All’interno della “Casa”, veniva anche trasmesso un video che riprevendeva tutto il processo produttivo (realizzato al 100% in azienda) che colpiva e affascinava ulteriormente l’ospite mostrandogli l’alta qualità del lavoro e delle maestranze costituendo anche un validissimo argomento per spiegare il prezzo dei prodotti.
In ottica di prezzo, era evidente l’applicazione di un certo “trading up”: gran parte dei pezzi esposti erano over-size, pesanti (il prezzo dell’argenteria dipende molto dal peso), lavoratissimi quindi anche molto costosi.
Il concept era quindi ispirato al recupero della storia e del territorio, al lusso estremo, all’artigianalità ma anche alla favola, all’ironia ed al gioco; un mix veramente eccezionale che ha decretato un vero successo sia in ottica di immagine e comunicazione che in termini commerciali.

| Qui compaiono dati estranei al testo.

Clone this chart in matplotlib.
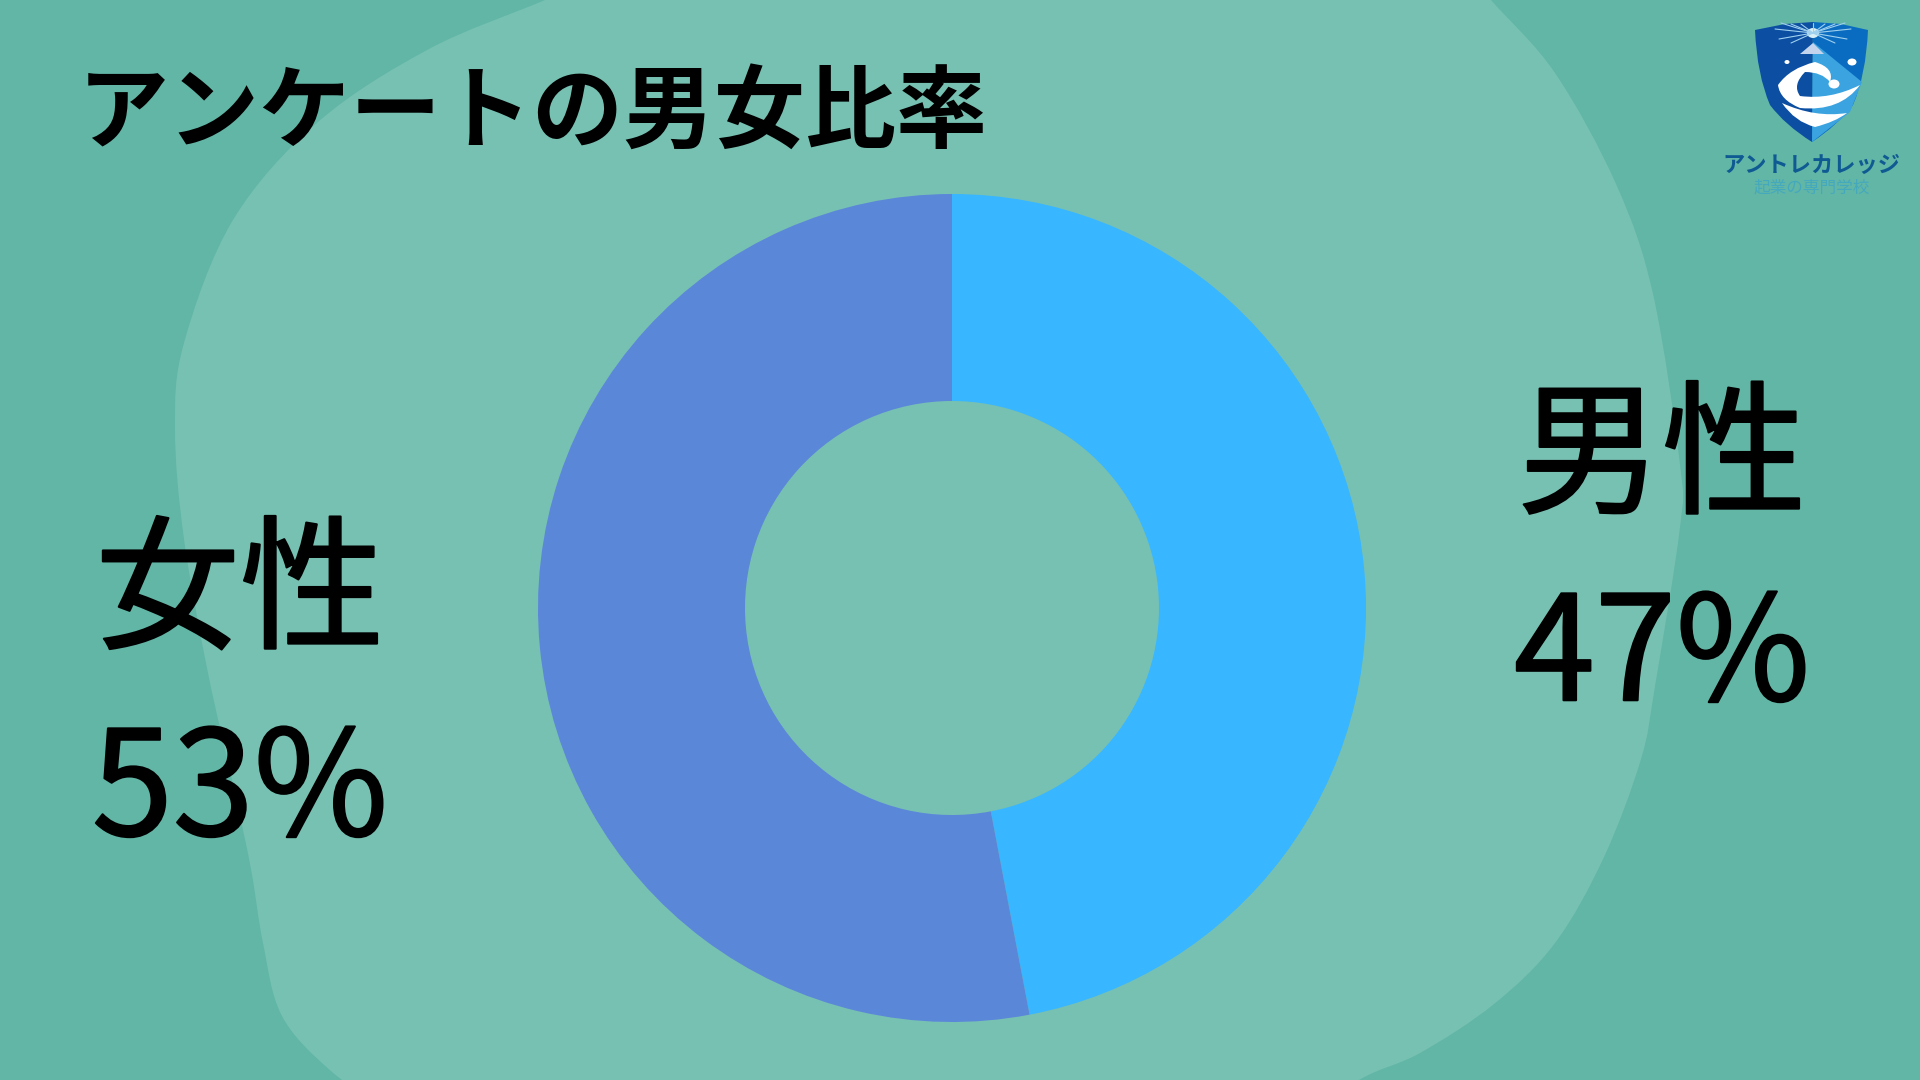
import matplotlib
matplotlib.use("Agg")
import matplotlib.pyplot as plt
import matplotlib.patheffects as pe
from matplotlib.patches import PathPatch, Polygon, Ellipse
from matplotlib.path import Path

plt.rcParams['font.family'] = ['Noto Sans CJK JP', 'DejaVu Sans']

title = "アンケートの男女比率"
labels = ["男性", "女性"]
shares = [47, 53]
colors = ["#38b6ff", "#5b87d9"]
bg_color = "#62b6a6"
blob_color = "#77c1b2"

# blob outline, in picture pixels, closes off canvas
blob_pts = [(660, -50), (545, 0), (429, 49), (318, 122), (233, 220), (184, 343), (175, 429),
            (184, 539), (208, 673), (233, 784), (251, 869), (263, 943), (282, 1016), (331, 1071),
            (400, 1120), (500, 1200), (1200, 1200), (1290, 1130), (1359, 1080), (1420, 1053),
            (1494, 1004), (1555, 943), (1604, 857), (1641, 759), (1655, 686), (1680, 527),
            (1680, 465), (1653, 294), (1616, 184), (1555, 73), (1491, 0), (1440, -60)]


def smooth_closed(pts):
    verts = [pts[0]]
    codes = [Path.MOVETO]
    n = len(pts)
    for i in range(n):
        p0 = pts[(i - 1) % n]
        p1 = pts[i]
        p2 = pts[(i + 1) % n]
        p3 = pts[(i + 2) % n]
        c1 = (p1[0] + (p2[0] - p0[0]) / 6, p1[1] + (p2[1] - p0[1]) / 6)
        c2 = (p2[0] - (p3[0] - p1[0]) / 6, p2[1] - (p3[1] - p1[1]) / 6)
        verts += [c1, c2, p2]
        codes += [Path.CURVE4] * 3
    return Path(verts, codes)


fig = plt.figure(figsize=(19.2, 10.8), dpi=100, facecolor=bg_color)
bg = fig.add_axes([0, 0, 1, 1])
bg.set_xlim(0, 1920)
bg.set_ylim(1080, 0)
bg.axis("off")

bg.add_patch(PathPatch(smooth_closed(blob_pts), fc=blob_color, ec="none"))

# donut
ax = fig.add_axes([538 / 1920, 1 - 1022 / 1080, 828 / 1920, 828 / 1080])
ax.pie(shares, colors=colors, startangle=90, counterclock=False, radius=1,
       wedgeprops=dict(width=0.5, linewidth=0))
ax.set_xlim(-1, 1)
ax.set_ylim(-1, 1)

thick = [pe.withStroke(linewidth=1.5, foreground="black")]
bg.text(78, 114, title, fontsize=65.5, fontweight="bold", color="black", va="center", ha="left")
bg.text(1662, 461, labels[0], fontsize=104, color="black", va="center", ha="center", path_effects=thick)
bg.text(1662, 659, f"{shares[0]}%", fontsize=105, color="black", va="center", ha="center", path_effects=thick)
bg.text(240, 596, labels[1], fontsize=104, color="black", va="center", ha="center", path_effects=thick)
bg.text(240, 794, f"{shares[1]}%", fontsize=105, color="black", va="center", ha="center", path_effects=thick)

# logo
left_half = Path([(1813, 22), (1785, 24), (1755, 30), (1757, 75), (1770, 105), (1785, 125), (1812, 142)],
                 [Path.MOVETO, Path.LINETO, Path.LINETO, Path.CURVE3, Path.CURVE3, Path.CURVE3, Path.CURVE3])
right_half = Path([(1813, 22), (1841, 24), (1868, 30), (1866, 75), (1853, 105), (1838, 125), (1812, 142)],
                  [Path.MOVETO, Path.LINETO, Path.LINETO, Path.CURVE3, Path.CURVE3, Path.CURVE3, Path.CURVE3])
bg.add_patch(PathPatch(left_half, fc="#0b4ea2", ec="none"))
bg.add_patch(PathPatch(right_half, fc="#0a6cc0", ec="none"))
bg.add_patch(Polygon([(1813, 42), (1862, 82), (1850, 112), (1812, 142)], closed=True, fc="#3aa3e0", ec="none"))
for dx, dy in [(-38, -4), (-32, -10), (-22, -9), (-12, -9), (0, -10), (12, -9), (22, -9), (32, -10), (38, -4),
               (-34, 6), (-22, 10), (22, 10), (34, 6)]:
    bg.plot([1813, 1813 + dx], [33, 33 + dy], color="#9fd0ee", lw=0.8, solid_capstyle="round")
bg.add_patch(Ellipse((1813, 33), 12, 10, fc="#d8f0f5", ec="none"))
bg.add_patch(Polygon([(1813, 43), (1800, 54), (1824, 54)], closed=True, fc="#c4d4ec", ec="none"))
bg.add_patch(Ellipse((1787, 62), 5, 4, fc="white", ec="none"))
bg.add_patch(Ellipse((1852, 62), 9, 7, fc="white", ec="none"))
bg.add_patch(Ellipse((1834, 84), 11, 9, fc="white", ec="none"))
wave = Path([(1860, 85), (1840, 112), (1800, 108), (1780, 100), (1778, 85), (1790, 68), (1815, 62),
             (1835, 68), (1830, 82), (1822, 72), (1805, 72), (1792, 85), (1800, 96), (1830, 100),
             (1860, 85)],
            [Path.MOVETO] + [Path.CURVE3] * 14)
bg.add_patch(PathPatch(wave, fc="white", ec="none"))
wave2 = Path([(1782, 103), (1795, 122), (1815, 127), (1835, 122), (1847, 113), (1815, 118), (1782, 103)],
             [Path.MOVETO] + [Path.CURVE3] * 6)
bg.add_patch(PathPatch(wave2, fc="white", ec="none"))
bg.text(1811, 165, "アントレカレッジ", fontsize=16, fontweight="bold", color="#0f5a92", ha="center", va="center")
bg.text(1812, 188, "起業の専門学校", fontsize=12, color="#45a9bd", ha="center", va="center")

fig.savefig("out.png", dpi=100, facecolor=bg_color)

L’obiettivo è stato quello di coinvolgere a 360° gradi l’interlocutore per farlo accedere al mondo di riferimento delle due aziende, contestualizzarli per farglieli meglio apprezzare, per trasferirgli parte della comunicazione intangibile.

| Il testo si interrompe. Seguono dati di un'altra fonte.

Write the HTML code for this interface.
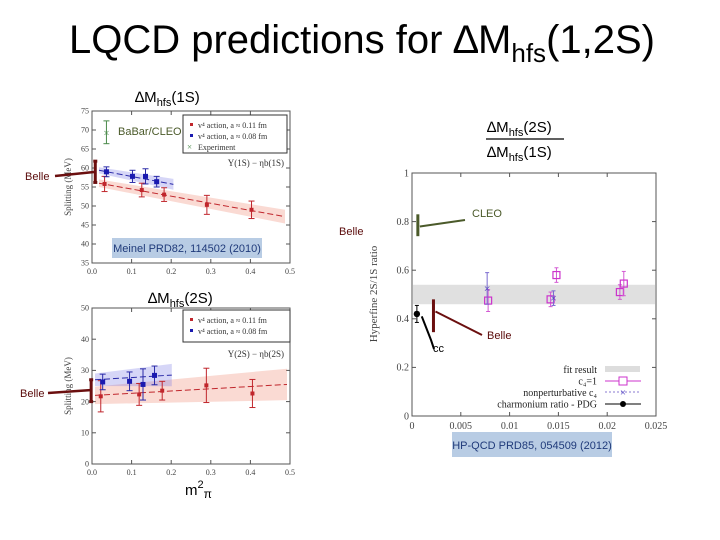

Penso che questa esperienza possa essere d’esempio anche alle altre realtà storiche italiane: c’è la possibilità di rilanciarsi, reinventarsi e differenziarsi enfatizzando il proprio bagaglio di risorse tangibili e intangibili, storiche e produttive.

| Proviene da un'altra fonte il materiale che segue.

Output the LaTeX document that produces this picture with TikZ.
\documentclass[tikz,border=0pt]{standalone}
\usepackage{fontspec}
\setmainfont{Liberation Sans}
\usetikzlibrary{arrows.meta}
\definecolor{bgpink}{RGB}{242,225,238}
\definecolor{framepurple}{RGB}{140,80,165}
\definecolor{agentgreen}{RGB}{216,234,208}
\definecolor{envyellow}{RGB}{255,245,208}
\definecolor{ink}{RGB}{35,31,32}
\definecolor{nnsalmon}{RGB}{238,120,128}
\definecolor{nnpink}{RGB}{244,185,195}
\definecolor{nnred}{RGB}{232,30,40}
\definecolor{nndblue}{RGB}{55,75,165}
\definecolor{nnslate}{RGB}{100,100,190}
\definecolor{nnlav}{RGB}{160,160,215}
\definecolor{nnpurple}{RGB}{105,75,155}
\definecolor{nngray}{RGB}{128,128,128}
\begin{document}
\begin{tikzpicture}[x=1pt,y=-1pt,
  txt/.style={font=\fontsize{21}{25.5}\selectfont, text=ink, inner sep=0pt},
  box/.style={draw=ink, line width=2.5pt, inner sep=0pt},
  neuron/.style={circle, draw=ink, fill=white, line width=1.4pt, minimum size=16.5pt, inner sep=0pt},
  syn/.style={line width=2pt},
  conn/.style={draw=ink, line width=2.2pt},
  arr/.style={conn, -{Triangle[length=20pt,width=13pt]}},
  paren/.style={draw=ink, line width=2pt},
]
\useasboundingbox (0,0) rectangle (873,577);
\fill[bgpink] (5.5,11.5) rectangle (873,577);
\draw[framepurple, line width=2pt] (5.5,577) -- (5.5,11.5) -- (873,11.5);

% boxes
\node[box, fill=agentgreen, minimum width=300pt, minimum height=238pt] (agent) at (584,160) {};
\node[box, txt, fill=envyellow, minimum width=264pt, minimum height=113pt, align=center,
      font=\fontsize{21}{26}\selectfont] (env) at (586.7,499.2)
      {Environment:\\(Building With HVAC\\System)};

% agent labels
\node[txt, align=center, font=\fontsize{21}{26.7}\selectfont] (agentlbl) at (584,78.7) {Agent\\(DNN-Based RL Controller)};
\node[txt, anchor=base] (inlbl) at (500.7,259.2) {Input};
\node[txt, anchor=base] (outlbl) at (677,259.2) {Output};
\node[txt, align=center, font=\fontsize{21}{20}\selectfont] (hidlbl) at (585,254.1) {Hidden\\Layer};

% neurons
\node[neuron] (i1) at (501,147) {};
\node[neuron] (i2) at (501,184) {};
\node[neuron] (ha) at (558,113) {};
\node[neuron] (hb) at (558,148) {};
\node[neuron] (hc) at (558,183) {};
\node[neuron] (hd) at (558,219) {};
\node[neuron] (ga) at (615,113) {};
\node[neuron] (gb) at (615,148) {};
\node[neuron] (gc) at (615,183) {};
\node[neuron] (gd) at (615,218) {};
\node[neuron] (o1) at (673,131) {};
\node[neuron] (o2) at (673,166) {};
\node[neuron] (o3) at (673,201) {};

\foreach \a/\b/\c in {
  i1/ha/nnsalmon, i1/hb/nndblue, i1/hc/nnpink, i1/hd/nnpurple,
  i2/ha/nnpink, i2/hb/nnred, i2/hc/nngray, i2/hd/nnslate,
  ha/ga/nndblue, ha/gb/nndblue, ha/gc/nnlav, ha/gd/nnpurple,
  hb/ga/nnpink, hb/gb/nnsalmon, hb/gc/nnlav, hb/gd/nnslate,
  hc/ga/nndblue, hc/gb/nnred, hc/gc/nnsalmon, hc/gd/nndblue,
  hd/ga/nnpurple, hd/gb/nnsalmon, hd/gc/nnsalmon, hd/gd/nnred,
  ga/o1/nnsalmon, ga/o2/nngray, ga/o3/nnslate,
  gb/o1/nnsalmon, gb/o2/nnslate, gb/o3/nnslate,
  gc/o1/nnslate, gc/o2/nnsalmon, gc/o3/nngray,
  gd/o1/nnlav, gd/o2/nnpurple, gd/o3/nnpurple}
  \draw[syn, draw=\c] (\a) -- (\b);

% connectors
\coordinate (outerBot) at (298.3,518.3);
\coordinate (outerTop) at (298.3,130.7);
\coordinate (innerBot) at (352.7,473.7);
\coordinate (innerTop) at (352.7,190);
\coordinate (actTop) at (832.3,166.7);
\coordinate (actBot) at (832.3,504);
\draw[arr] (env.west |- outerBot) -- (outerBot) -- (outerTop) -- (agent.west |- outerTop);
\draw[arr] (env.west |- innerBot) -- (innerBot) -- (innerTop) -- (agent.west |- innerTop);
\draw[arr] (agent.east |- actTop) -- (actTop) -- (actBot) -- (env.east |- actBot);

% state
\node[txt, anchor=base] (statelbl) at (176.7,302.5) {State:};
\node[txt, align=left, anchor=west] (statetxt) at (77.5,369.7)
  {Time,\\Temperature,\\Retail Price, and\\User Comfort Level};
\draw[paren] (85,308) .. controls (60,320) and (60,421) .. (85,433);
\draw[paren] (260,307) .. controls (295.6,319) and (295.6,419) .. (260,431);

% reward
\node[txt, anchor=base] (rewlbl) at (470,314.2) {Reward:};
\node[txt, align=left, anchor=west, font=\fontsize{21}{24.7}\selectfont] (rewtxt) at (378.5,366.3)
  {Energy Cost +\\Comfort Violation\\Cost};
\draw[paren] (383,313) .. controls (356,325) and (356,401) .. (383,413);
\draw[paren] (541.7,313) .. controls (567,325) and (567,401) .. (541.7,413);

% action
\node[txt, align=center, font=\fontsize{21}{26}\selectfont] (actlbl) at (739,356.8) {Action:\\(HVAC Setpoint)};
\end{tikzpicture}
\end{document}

Credo che in questi settori non ci sia più la possibilità di competere con la leva prezzo ma ci sia la necessità imprescindibile di coinvolgere tutti i “peripherals”. D’altronde in qualunque offerta aziendale che si configuri in un prodotto o in un servizio oggi possiamo trovare attributi che afferiscono al primo e contemporaneamente al secondo - si parla appunto di "serdotto" – come emozioni, appagamento inconscio, effetti comunicativi verticali o laterali, autostima, egocentrismo, riduzione sensi di colpa, necessità culturali ecc.ecc.